- **PROBLEM REQUIREMENTS**: Transcribe the material from its first line onward, ending with the line that contains "-0.43, -0.30, -0.36];" and adding nothing beyond it.

═════ GIVEN INFORMATION ═════

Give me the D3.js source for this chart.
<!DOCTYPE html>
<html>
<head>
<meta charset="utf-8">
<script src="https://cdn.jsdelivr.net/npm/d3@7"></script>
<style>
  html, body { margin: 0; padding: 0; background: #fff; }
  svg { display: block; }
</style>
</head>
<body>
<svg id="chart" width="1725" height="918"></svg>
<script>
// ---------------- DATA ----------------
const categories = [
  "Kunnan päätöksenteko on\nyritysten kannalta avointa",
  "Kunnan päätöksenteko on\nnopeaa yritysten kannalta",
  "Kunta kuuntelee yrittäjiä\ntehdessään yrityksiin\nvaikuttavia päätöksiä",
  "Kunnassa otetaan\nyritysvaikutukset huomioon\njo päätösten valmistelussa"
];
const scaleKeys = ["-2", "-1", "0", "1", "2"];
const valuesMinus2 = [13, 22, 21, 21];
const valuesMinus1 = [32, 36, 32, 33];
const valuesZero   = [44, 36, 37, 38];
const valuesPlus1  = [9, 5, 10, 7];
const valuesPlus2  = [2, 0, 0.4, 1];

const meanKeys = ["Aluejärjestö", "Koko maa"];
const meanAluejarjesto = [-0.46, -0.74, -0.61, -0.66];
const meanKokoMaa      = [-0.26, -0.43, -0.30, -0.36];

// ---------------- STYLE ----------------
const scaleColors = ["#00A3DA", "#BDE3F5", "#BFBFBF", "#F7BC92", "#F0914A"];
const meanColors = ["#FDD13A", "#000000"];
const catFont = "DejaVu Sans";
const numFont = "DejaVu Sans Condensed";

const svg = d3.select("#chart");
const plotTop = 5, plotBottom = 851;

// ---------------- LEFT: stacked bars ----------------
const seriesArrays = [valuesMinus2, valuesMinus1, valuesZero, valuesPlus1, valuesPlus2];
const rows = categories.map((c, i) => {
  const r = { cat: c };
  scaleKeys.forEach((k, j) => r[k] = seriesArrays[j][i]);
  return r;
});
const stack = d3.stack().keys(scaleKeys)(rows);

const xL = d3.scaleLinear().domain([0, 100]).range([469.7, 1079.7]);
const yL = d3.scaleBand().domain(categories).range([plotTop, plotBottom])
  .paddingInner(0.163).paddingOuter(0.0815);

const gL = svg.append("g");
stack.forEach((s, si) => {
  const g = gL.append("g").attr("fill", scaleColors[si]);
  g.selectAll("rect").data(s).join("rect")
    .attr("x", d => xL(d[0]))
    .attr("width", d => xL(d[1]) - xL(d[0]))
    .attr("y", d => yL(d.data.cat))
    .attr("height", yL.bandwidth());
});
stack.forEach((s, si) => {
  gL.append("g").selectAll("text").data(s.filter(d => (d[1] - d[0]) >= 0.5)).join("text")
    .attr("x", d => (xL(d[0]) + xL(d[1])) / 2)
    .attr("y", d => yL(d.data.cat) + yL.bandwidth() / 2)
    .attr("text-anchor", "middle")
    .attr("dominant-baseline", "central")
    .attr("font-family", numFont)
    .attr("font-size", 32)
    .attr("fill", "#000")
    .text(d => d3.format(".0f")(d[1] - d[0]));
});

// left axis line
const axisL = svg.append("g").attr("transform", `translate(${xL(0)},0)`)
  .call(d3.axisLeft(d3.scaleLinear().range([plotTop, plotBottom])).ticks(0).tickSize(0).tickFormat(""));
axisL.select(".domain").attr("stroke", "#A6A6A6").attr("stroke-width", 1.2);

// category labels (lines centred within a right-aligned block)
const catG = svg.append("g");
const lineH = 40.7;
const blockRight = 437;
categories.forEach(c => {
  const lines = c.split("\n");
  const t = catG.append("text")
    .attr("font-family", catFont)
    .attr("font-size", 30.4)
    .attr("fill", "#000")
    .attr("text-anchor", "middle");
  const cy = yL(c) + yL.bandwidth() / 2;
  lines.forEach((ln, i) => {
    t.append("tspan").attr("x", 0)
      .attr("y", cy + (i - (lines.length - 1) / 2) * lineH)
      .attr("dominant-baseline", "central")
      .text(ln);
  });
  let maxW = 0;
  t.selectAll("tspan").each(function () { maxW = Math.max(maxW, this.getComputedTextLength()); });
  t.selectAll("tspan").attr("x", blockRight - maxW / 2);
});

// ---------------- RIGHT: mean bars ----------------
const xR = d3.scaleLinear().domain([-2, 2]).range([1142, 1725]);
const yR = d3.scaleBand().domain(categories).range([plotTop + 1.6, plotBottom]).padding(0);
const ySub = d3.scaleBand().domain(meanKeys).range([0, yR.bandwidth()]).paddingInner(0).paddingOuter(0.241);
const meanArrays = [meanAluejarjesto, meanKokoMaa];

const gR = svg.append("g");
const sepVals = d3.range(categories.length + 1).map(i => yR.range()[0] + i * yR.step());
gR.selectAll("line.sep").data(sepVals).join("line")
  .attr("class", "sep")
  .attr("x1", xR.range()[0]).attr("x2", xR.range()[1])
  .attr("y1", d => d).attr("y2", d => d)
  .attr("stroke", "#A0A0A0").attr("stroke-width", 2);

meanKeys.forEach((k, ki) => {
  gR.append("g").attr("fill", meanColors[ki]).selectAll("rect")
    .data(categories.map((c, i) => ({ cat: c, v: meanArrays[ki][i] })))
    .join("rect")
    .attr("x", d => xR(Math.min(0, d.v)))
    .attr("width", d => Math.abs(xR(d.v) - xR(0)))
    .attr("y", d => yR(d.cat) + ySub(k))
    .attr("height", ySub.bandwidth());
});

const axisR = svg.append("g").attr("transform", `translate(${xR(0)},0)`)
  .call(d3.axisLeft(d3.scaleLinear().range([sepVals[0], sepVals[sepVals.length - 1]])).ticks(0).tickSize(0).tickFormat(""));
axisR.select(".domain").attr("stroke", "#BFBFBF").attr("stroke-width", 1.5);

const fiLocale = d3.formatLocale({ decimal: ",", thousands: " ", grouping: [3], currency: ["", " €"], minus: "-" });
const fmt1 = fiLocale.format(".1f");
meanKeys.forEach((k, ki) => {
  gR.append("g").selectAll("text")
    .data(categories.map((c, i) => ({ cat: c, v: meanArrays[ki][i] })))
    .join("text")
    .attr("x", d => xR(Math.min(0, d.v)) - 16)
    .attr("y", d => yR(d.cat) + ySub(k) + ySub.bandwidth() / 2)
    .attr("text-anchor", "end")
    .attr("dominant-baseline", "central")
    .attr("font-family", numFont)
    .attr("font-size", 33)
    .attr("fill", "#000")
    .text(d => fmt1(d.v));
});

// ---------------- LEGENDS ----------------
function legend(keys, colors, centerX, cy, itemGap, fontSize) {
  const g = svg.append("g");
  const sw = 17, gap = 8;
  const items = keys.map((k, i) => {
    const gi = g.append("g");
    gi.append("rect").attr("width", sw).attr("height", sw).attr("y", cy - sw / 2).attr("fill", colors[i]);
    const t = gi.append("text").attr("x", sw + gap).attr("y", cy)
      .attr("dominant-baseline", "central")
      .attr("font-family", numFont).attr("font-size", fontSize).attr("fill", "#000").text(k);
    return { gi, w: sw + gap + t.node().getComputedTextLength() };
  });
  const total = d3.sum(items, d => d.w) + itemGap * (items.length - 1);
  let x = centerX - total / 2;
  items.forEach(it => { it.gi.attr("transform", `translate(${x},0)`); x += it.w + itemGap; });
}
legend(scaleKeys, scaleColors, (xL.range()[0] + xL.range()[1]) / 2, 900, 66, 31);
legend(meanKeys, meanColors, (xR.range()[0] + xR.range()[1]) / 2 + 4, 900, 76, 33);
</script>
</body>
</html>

═════

- **RESPONSE TO THE TASK**:
Give me the D3.js source for this chart.
<!DOCTYPE html>
<html>
<head>
<meta charset="utf-8">
<script src="https://cdn.jsdelivr.net/npm/d3@7"></script>
<style>
  html, body { margin: 0; padding: 0; background: #fff; }
  svg { display: block; }
</style>
</head>
<body>
<svg id="chart" width="1725" height="918"></svg>
<script>
// ---------------- DATA ----------------
const categories = [
  "Kunnan päätöksenteko on\nyritysten kannalta avointa",
  "Kunnan päätöksenteko on\nnopeaa yritysten kannalta",
  "Kunta kuuntelee yrittäjiä\ntehdessään yrityksiin\nvaikuttavia päätöksiä",
  "Kunnassa otetaan\nyritysvaikutukset huomioon\njo päätösten valmistelussa"
];
const scaleKeys = ["-2", "-1", "0", "1", "2"];
const valuesMinus2 = [13, 22, 21, 21];
const valuesMinus1 = [32, 36, 32, 33];
const valuesZero   = [44, 36, 37, 38];
const valuesPlus1  = [9, 5, 10, 7];
const valuesPlus2  = [2, 0, 0.4, 1];

const meanKeys = ["Aluejärjestö", "Koko maa"];
const meanAluejarjesto = [-0.46, -0.74, -0.61, -0.66];
const meanKokoMaa      = [-0.26, -0.43, -0.30, -0.36];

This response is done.